**What to produce:**
Copy, from the entries below, each line where the word "that" can be found.

------ Task inputs ------

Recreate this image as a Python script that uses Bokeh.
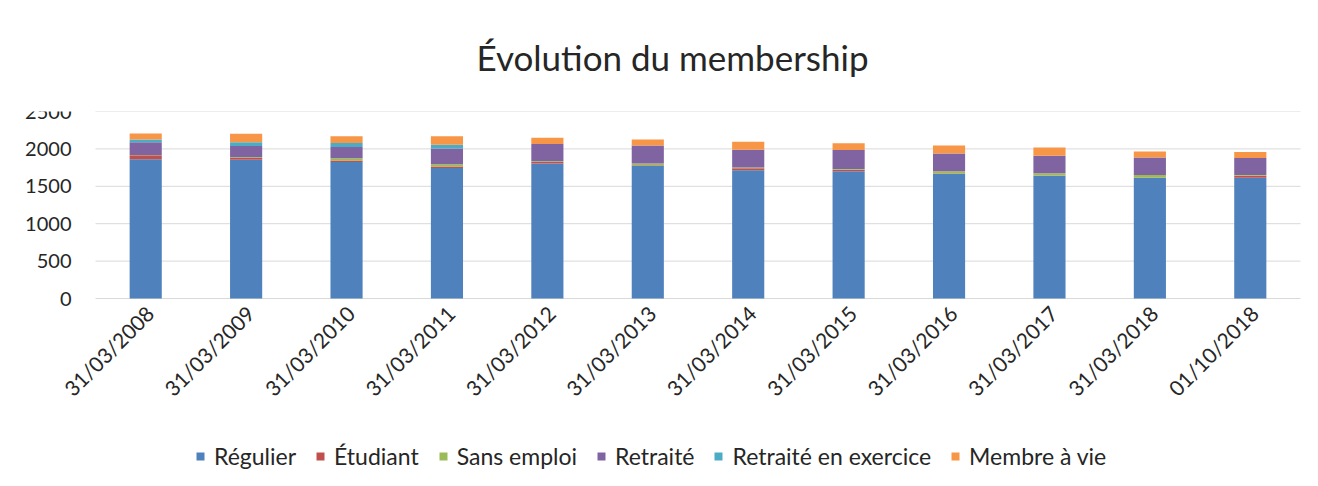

------
------ Task inputs ------

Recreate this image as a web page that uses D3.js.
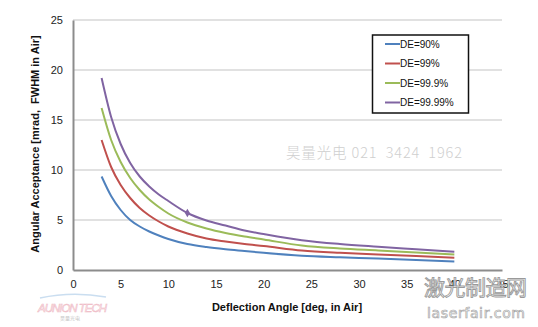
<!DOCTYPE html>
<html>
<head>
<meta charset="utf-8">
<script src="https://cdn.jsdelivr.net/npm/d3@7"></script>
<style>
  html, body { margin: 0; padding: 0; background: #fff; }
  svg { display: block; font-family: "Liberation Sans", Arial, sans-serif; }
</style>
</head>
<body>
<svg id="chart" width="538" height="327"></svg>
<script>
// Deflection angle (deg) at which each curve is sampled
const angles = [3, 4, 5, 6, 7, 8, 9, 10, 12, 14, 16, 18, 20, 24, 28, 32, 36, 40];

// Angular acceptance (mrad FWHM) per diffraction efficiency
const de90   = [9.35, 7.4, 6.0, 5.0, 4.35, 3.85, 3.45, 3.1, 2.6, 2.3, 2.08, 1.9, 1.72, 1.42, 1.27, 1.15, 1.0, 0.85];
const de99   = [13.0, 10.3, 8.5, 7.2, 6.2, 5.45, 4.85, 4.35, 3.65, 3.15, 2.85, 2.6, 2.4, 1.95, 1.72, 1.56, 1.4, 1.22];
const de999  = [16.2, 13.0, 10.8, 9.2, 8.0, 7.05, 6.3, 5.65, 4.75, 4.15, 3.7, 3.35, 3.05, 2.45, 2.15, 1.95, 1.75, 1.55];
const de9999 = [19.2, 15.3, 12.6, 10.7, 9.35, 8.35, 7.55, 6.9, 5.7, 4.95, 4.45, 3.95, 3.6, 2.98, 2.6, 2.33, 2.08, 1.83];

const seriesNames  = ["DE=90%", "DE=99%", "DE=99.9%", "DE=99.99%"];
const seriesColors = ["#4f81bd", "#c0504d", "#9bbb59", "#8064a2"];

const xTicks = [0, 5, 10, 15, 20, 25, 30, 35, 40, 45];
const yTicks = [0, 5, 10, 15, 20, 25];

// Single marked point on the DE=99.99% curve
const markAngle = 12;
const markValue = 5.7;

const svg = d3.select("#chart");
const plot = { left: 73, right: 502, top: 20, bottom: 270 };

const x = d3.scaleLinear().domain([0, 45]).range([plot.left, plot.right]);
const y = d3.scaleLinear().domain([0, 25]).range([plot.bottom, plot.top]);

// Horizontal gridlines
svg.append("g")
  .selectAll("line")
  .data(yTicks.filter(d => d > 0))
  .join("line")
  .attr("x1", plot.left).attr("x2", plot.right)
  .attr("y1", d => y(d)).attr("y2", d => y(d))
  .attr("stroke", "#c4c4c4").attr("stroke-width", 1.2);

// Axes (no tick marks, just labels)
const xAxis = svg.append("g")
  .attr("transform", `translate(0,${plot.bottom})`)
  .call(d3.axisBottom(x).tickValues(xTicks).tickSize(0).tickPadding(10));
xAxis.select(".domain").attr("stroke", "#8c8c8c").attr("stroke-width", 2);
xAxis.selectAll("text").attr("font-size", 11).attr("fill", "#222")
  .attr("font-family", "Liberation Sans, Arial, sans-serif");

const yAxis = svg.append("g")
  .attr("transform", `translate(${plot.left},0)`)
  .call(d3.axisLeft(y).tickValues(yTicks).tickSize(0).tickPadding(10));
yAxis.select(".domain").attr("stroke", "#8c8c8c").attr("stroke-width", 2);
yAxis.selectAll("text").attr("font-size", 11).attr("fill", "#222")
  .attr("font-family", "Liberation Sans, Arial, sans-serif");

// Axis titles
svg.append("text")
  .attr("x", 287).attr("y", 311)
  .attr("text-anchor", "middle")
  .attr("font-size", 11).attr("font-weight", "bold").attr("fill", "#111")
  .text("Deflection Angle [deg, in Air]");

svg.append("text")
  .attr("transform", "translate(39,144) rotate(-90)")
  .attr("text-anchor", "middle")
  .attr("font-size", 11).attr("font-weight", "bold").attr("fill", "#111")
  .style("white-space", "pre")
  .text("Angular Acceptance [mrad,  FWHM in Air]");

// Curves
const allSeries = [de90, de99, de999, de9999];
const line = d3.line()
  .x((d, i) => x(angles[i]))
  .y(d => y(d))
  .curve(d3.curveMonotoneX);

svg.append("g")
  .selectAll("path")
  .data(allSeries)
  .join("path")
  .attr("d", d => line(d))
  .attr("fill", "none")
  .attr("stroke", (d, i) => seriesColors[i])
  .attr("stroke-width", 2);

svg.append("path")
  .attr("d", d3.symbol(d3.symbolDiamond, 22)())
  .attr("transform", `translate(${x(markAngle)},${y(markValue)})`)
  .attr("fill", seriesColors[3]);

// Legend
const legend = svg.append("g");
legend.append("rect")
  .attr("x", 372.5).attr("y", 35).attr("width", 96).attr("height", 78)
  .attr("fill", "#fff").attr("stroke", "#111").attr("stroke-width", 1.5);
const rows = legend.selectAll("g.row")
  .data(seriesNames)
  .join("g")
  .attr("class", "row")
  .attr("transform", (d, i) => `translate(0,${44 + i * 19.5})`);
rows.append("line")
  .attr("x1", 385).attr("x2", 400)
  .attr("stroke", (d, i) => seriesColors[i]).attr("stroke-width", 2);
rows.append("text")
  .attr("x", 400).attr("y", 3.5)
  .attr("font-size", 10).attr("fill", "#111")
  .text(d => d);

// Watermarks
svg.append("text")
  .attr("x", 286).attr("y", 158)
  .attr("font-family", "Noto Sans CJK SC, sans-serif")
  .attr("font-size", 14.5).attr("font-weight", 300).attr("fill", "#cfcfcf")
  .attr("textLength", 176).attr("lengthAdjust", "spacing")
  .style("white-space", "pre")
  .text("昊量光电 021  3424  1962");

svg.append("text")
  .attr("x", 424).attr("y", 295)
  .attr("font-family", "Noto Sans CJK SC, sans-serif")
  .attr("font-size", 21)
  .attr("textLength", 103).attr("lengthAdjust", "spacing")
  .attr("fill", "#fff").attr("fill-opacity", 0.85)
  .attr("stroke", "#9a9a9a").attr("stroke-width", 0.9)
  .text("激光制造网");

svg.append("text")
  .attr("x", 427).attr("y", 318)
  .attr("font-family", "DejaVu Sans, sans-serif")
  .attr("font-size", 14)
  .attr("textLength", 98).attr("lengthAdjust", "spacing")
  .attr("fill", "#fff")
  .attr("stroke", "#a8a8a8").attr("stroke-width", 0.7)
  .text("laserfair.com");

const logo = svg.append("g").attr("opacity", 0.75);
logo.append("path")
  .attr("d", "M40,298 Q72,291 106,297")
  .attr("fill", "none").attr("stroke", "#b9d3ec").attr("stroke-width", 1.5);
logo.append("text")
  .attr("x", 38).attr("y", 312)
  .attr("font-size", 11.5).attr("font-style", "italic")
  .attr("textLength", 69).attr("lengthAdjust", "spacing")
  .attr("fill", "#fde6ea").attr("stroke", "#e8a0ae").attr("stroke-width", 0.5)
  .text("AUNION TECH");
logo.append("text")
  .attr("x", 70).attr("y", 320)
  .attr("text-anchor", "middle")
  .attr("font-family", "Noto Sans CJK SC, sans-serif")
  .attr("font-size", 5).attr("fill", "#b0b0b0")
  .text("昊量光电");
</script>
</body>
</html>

------

**Output for this task:**
Recreate this image as a Python script that uses Bokeh.
Recreate this image as a web page that uses D3.js.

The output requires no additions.